## WRITTEN PROBLEM
Exactly as written, set down the lines from the top of the entries through the line bearing "(prob) at (110.5,430)", with every picture left out.

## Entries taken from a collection
_ _ _ _ _

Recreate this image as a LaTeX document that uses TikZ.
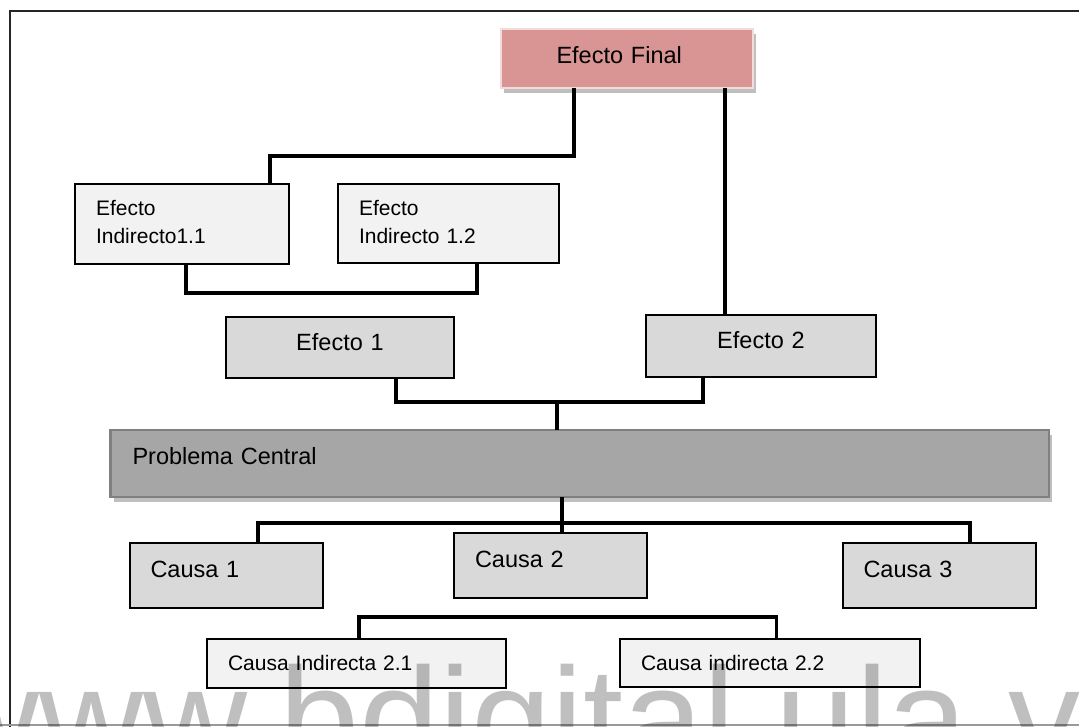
\documentclass[tikz,border=0pt]{standalone}
\usepackage{fontspec}
\setmainfont{Liberation Sans}
\usetikzlibrary{shadows}

\definecolor{rosa}{HTML}{D99594}
\definecolor{rosaborde}{HTML}{F2DCDB}
\definecolor{grismedio}{HTML}{D9D9D9}
\definecolor{grisclaro}{HTML}{F2F2F2}
\definecolor{grisoscuro}{HTML}{A6A6A6}
\definecolor{grisborde}{HTML}{808080}
\definecolor{sombra}{HTML}{BFBFBF}

\tikzset{
  caja/.style={draw, line width=2pt, anchor=north west, outer sep=0pt,
    inner ysep=0pt, align=left, font=\fontsize{23.5}{28}\selectfont},
  cajagris/.style={caja, fill=grismedio},
  cajaind/.style={caja, fill=grisclaro, font=\fontsize{21}{28}\selectfont},
  sombreada/.style={drop shadow={shadow xshift=3pt, shadow yshift=-5pt,
    fill=sombra, opacity=1}},
  enlace/.style={line width=3.4pt},
}

\begin{document}
\begin{tikzpicture}[x=1pt, y=-1pt]
  \clip (0,0) rectangle (1079,726);

  % Marco
  \draw[line width=2.4pt, black!85] (10,11) rectangle (1100,760);
  \draw[line width=1.8pt, black!40] (0,725) -- (1079,725);

  % Efectos
  \node[caja, fill=rosa, draw=rosaborde, line width=2.4pt, sombreada,
    text width=141pt, inner xsep=55.5pt, text height=34pt, text depth=25pt]
    (final) at (501,29) {Efecto Final};
  \node[cajaind, text width=172pt, inner xsep=21pt, text height=31pt, text depth=49pt]
    (ind11) at (75,184) {Efecto\\Indirecto1.1};
  \node[cajaind, text width=179pt, inner xsep=21pt, text height=31pt, text depth=48pt]
    (ind12) at (338,184) {Efecto\\Indirecto 1.2};
  \node[cajagris, text width=228pt, inner xsep=0pt, align=center, text height=33pt, text depth=28pt]
    (ef1) at (226,317) {Efecto 1};
  \node[cajagris, text width=230pt, inner xsep=0pt, align=center, text height=33pt, text depth=29pt]
    (ef2) at (646,315) {Efecto 2};

  % Problema central
  \node[caja, fill=grisoscuro, draw=grisborde, line width=2.4pt, sombreada,
    text width=894.5pt, inner xsep=22pt, text height=34pt, text depth=33pt]
    (prob) at (110.5,430) {Problema Central};

  % Causas
  \node[cajagris, text width=151.5pt, inner xsep=21pt, text height=34pt, text depth=31pt]
    (c1) at (129.5,543) {Causa 1};
  \node[cajagris, text width=150.6pt, inner xsep=21pt, text height=34pt, text depth=31pt]
    (c2) at (454,533) {Causa 2};
  \node[cajagris, text width=151.5pt, inner xsep=21pt, text height=34pt, text depth=31pt]
    (c3) at (842.5,543) {Causa 3};
  \node[cajaind, text width=257pt, inner xsep=21pt, text height=31pt, text depth=18pt]
    (ci21) at (207,639) {Causa Indirecta 2.1};
  \node[cajaind, text width=258pt, inner xsep=21pt, text height=31pt, text depth=17pt]
    (ci22) at (620,639) {Causa indirecta 2.2};

  % Conectores
  \draw[enlace] ([xshift=73pt]final.south west) -- ++(0,68) -| ([xshift=195pt]ind11.north west);
  \draw[enlace] ([xshift=224pt]final.south west) -- ([xshift=79pt]ef2.north west);
  \draw[enlace] ([xshift=111pt]ind11.south west) -- ++(0,29) -| ([xshift=139pt]ind12.south west);
  \draw[enlace] ([xshift=170pt]ef1.south west) -- ++(0,24) -| ([xshift=57pt]ef2.south west);
  \coordinate (ejeE) at (557,402);
  \draw[enlace] (ejeE) -- (ejeE |- prob.north);
  \draw[enlace] ([xshift=451.5pt]prob.south west) -- ([xshift=108pt]c2.north west);
  \draw[enlace] ([xshift=128.5pt]c1.north west) -- ++(0,-20) -| ([xshift=127.5pt]c3.north west);
  \draw[enlace] ([xshift=152pt]ci21.north west) -- ++(0,-22) -| ([xshift=156.5pt]ci22.north west);

  % Marca de agua
  \node[anchor=base west, inner sep=0pt, text=black, text opacity=0.25,
    font=\fontsize{144}{144}\selectfont] (marca) at (-64.5,768) {www.bdigital.ula.ve};
\end{tikzpicture}
\end{document}
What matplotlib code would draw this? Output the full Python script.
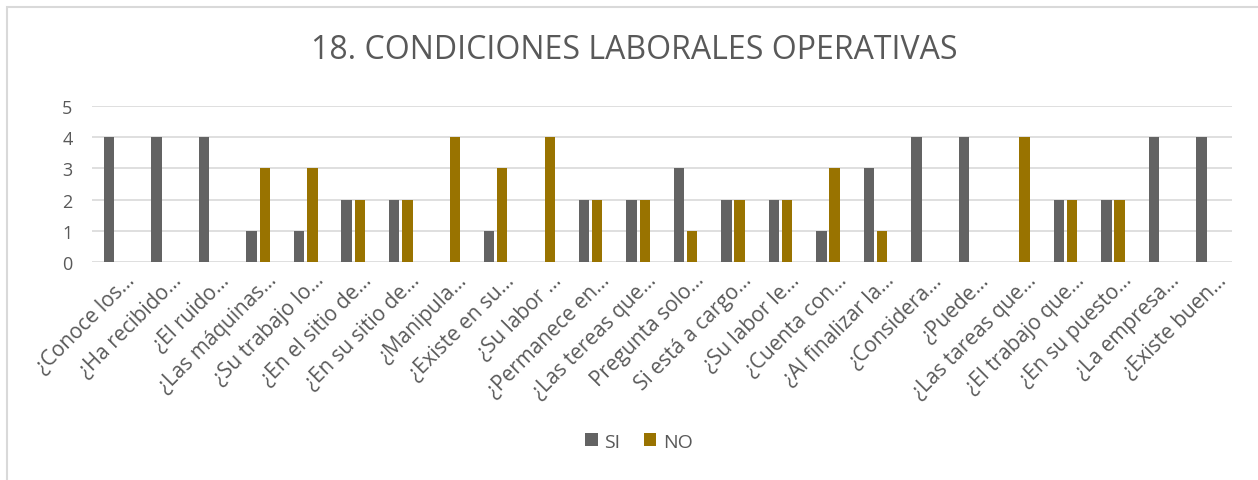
import numpy as np
import matplotlib.pyplot as plt
from matplotlib.patches import Rectangle
from matplotlib.transforms import ScaledTranslation

plt.rcParams['font.family'] = ['Open Sans', 'DejaVu Sans']

preguntas = ['¿Conoce los…', '¿Ha recibido…', '¿El ruido…', '¿Las máquinas…',
             '¿Su trabajo lo…', '¿En el sitio de…', '¿En su sitio de…', '¿Manipula…',
             '¿Existe en su…', '¿Su labor …', '¿Permanece en…', '¿Las tereas que…',
             'Pregunta solo…', 'Si está a cargo…', '¿Su labor le…', '¿Cuenta con…',
             '¿Al finalizar la…', '¿Considera…', '¿Puede…', '¿Las tareas que…',
             '¿El trabajo que…', '¿En su puesto…', '¿La empresa…', '¿Existe buen…']
si = [4, 4, 4, 1, 1, 2, 2, 0, 1, 0, 2, 2, 3, 2, 2, 1, 3, 4, 4, 0, 2, 2, 4, 4]
no = [0, 0, 0, 3, 3, 2, 2, 4, 3, 4, 2, 2, 1, 2, 2, 3, 1, 0, 0, 4, 2, 2, 0, 0]

c_si = '#636363'
c_no = '#997300'
texto = '#595959'

fig = plt.figure(figsize=(12.58, 4.81), dpi=100)
# marco del gráfico
fig.patches.append(Rectangle((0.0056, -0.05), 1.1, 1.033, transform=fig.transFigure,
                             fill=False, edgecolor='#d9d9d9', linewidth=1.5))
ax = fig.add_axes([0.0731, 0.453, 0.906, 0.3245])

x = np.arange(len(preguntas))
w = 0.22
ax.bar(x - 0.14, si, w, color=c_si, label='SI', zorder=3)
ax.bar(x + 0.14, no, w, color=c_no, label='NO', zorder=3)

ax.set_xlim(-0.5, len(preguntas) - 0.5)
ax.set_ylim(0, 5)
ax.set_yticks(range(6))
ax.yaxis.grid(True, color='#d9d9d9', linewidth=1.2, zorder=0)
for s in ax.spines.values():
    s.set_visible(False)
ax.tick_params(length=0, colors=texto, labelsize=13)
ax.tick_params(axis='y', pad=14)
ax.tick_params(axis='x', labelsize=15, pad=5)
ax.set_xticks(x)
ax.set_xticklabels(preguntas, rotation=45, ha='right', rotation_mode='anchor')
desplaza = ScaledTranslation(8 / 100, 0, fig.dpi_scale_trans)
for lab in ax.get_xticklabels():
    lab.set_transform(lab.get_transform() + desplaza)

fig.text(0.504, 0.895, '18. CONDICIONES LABORALES OPERATIVAS', ha='center', va='center',
         fontsize=23, color=texto)
fig.legend(loc='center', bbox_to_anchor=(0.508, 0.08), ncol=2, frameon=False,
           fontsize=14, handlelength=0.65, handleheight=0.65, columnspacing=1.2,
           handletextpad=0.35, labelcolor=texto)

fig.savefig('out.png', dpi=100)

_ _ _ _ _

## OUTPUT OF THE EXERCISE
Recreate this image as a LaTeX document that uses TikZ.
\documentclass[tikz,border=0pt]{standalone}
\usepackage{fontspec}
\setmainfont{Liberation Sans}
\usetikzlibrary{shadows}

\definecolor{rosa}{HTML}{D99594}
\definecolor{rosaborde}{HTML}{F2DCDB}
\definecolor{grismedio}{HTML}{D9D9D9}
\definecolor{grisclaro}{HTML}{F2F2F2}
\definecolor{grisoscuro}{HTML}{A6A6A6}
\definecolor{grisborde}{HTML}{808080}
\definecolor{sombra}{HTML}{BFBFBF}

\tikzset{
  caja/.style={draw, line width=2pt, anchor=north west, outer sep=0pt,
    inner ysep=0pt, align=left, font=\fontsize{23.5}{28}\selectfont},
  cajagris/.style={caja, fill=grismedio},
  cajaind/.style={caja, fill=grisclaro, font=\fontsize{21}{28}\selectfont},
  sombreada/.style={drop shadow={shadow xshift=3pt, shadow yshift=-5pt,
    fill=sombra, opacity=1}},
  enlace/.style={line width=3.4pt},
}

\begin{document}
\begin{tikzpicture}[x=1pt, y=-1pt]
  \clip (0,0) rectangle (1079,726);

  % Marco
  \draw[line width=2.4pt, black!85] (10,11) rectangle (1100,760);
  \draw[line width=1.8pt, black!40] (0,725) -- (1079,725);

  % Efectos
  \node[caja, fill=rosa, draw=rosaborde, line width=2.4pt, sombreada,
    text width=141pt, inner xsep=55.5pt, text height=34pt, text depth=25pt]
    (final) at (501,29) {Efecto Final};
  \node[cajaind, text width=172pt, inner xsep=21pt, text height=31pt, text depth=49pt]
    (ind11) at (75,184) {Efecto\\Indirecto1.1};
  \node[cajaind, text width=179pt, inner xsep=21pt, text height=31pt, text depth=48pt]
    (ind12) at (338,184) {Efecto\\Indirecto 1.2};
  \node[cajagris, text width=228pt, inner xsep=0pt, align=center, text height=33pt, text depth=28pt]
    (ef1) at (226,317) {Efecto 1};
  \node[cajagris, text width=230pt, inner xsep=0pt, align=center, text height=33pt, text depth=29pt]
    (ef2) at (646,315) {Efecto 2};

  % Problema central
  \node[caja, fill=grisoscuro, draw=grisborde, line width=2.4pt, sombreada,
    text width=894.5pt, inner xsep=22pt, text height=34pt, text depth=33pt]
    (prob) at (110.5,430) {Problema Central};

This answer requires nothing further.